Personal Finance & Money Asked on May 18, 2021
What’s the point of filing the FBAR (FinCEN form 114) in addition to one’s US tax returns, which include Form 8938 ("Statement of Specified Foreign Financial Assets")? FBAR seems to contain the same information as Form 8938.
I understand one must file for the FBAR assuming one has non-US assets, but I don’t understand what the motivation behind this rule is.
From Comparison of Form 8938 and FBAR Requirements (mirror) I understand that the reporting threshold for FBAR is lower that for Form 8938 (50k USD vs 10k USD in for the 2019 tax year), but assume that the taxpayer has over 50k USD of non-US assets and that the FBAR form contains the same list of accounts as Form 8938.

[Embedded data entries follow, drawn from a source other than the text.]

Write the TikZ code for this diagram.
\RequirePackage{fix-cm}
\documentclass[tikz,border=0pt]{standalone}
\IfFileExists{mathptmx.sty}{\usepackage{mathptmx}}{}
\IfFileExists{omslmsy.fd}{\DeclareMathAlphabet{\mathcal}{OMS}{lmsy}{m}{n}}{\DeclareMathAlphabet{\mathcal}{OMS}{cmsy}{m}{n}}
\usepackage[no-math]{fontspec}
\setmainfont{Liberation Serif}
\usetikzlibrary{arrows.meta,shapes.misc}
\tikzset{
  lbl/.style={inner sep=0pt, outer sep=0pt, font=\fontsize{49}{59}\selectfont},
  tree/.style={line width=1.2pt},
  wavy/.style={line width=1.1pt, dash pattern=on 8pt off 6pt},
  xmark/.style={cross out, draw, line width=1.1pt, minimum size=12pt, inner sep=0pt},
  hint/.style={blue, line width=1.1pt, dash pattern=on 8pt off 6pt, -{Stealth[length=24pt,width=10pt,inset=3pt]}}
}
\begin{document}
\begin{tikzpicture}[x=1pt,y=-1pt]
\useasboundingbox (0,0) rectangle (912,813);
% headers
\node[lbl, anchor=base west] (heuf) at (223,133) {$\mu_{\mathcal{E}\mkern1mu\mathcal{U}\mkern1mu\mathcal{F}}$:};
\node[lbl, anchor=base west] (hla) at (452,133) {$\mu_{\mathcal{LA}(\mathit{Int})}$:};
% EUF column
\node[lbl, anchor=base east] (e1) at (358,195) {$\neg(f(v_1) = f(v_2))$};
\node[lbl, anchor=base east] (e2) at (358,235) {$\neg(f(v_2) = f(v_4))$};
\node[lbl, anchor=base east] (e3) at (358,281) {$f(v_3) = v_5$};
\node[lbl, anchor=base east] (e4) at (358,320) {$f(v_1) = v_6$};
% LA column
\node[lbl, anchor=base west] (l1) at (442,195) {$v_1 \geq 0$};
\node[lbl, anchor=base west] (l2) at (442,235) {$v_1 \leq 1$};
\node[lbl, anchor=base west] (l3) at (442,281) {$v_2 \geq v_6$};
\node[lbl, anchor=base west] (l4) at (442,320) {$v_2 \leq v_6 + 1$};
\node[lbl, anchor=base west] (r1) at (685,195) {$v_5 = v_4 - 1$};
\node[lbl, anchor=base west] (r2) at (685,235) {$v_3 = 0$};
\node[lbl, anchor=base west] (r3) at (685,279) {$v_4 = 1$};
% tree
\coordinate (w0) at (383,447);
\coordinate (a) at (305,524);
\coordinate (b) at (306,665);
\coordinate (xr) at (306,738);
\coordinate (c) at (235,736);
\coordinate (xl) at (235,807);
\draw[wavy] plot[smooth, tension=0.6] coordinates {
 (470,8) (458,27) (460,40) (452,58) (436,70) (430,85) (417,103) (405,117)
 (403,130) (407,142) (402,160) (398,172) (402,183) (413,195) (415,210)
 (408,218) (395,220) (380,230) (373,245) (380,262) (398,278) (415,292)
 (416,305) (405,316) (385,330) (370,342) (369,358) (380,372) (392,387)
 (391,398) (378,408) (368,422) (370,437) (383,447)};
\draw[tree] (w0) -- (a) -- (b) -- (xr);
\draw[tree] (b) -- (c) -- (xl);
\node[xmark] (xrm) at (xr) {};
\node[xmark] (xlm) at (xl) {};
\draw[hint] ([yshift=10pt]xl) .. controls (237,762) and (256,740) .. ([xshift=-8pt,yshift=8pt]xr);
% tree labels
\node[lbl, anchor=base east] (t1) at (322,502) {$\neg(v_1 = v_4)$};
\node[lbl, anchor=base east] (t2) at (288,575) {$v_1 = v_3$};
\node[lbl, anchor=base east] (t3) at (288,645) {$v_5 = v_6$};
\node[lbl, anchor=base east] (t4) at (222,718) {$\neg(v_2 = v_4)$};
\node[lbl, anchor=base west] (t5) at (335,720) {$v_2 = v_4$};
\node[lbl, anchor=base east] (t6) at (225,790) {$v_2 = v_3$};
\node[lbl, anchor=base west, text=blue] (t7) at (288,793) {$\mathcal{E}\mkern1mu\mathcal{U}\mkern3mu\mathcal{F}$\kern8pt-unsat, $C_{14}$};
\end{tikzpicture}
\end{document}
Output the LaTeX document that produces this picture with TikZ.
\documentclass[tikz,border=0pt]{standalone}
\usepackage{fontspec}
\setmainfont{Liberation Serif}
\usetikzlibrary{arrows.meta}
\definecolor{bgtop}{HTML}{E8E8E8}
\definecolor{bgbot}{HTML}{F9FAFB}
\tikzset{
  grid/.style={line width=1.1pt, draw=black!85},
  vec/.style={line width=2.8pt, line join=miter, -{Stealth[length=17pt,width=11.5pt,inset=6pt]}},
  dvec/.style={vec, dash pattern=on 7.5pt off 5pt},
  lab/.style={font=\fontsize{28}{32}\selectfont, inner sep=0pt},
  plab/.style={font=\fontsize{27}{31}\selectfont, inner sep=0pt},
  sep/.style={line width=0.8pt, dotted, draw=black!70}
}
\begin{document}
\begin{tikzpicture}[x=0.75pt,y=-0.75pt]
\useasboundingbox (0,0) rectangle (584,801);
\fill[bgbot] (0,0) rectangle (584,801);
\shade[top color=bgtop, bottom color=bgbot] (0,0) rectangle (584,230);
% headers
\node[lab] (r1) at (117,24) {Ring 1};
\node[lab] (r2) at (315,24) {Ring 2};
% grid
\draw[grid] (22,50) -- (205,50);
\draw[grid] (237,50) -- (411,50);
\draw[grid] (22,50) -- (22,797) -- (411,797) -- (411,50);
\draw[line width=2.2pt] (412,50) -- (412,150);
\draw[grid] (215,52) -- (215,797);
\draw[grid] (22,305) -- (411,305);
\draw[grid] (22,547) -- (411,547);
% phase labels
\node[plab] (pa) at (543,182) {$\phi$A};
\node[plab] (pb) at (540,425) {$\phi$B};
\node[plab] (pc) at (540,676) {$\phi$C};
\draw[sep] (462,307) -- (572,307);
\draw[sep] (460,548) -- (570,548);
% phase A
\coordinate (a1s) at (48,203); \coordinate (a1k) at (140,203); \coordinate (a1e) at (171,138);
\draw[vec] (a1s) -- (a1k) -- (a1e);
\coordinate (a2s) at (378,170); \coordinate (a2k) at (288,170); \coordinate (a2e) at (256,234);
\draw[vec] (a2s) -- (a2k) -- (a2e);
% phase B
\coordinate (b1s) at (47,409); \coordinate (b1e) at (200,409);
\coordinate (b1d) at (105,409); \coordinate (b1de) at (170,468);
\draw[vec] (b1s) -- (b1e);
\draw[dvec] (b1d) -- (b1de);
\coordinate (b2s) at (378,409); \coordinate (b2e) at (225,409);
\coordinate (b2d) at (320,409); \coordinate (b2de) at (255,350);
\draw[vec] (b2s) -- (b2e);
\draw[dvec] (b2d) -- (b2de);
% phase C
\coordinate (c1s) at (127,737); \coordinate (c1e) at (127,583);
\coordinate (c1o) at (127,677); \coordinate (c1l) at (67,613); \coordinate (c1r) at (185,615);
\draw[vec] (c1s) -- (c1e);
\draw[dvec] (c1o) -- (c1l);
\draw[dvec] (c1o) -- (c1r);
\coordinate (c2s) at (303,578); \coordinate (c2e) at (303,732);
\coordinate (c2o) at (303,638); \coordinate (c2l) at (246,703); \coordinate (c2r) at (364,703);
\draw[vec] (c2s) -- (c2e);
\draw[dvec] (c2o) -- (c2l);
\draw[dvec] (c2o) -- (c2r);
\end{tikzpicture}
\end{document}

From the IRS page on the difference between the two:
The Form 8938 filing requirement does not replace or otherwise affect a taxpayer’s obligation to file FinCEN Form 114 (Report of Foreign Bank and Financial Accounts). Unlike Form 8938, the FBAR (FinCEN Form 114) is not filed with the IRS. It must be filed directly with the office of Financial Crimes Enforcement Network (FinCEN), a bureau of the Department of the Treasury, separate from the IRS.
So, the difference isn't whether they cover the same information or not (they're similar, but not identical) but who they are filed with.
Separately from that, there are differences; as you note, FBAR has much lower limits (aggregate value of all accounts reaches $10k at any time in the year), while Form 8938 only kicks in at $50k (single) at the end of the year or $75k at any point in the year. The linked page lists all of the differences.
Since they are filed with different entities, and they have significantly different rules, you must file both - the US government doesn't do very well sharing between divisions (even divisions of the US Treasury), and so you file paperwork twice rather than filing it once and having the information sent over.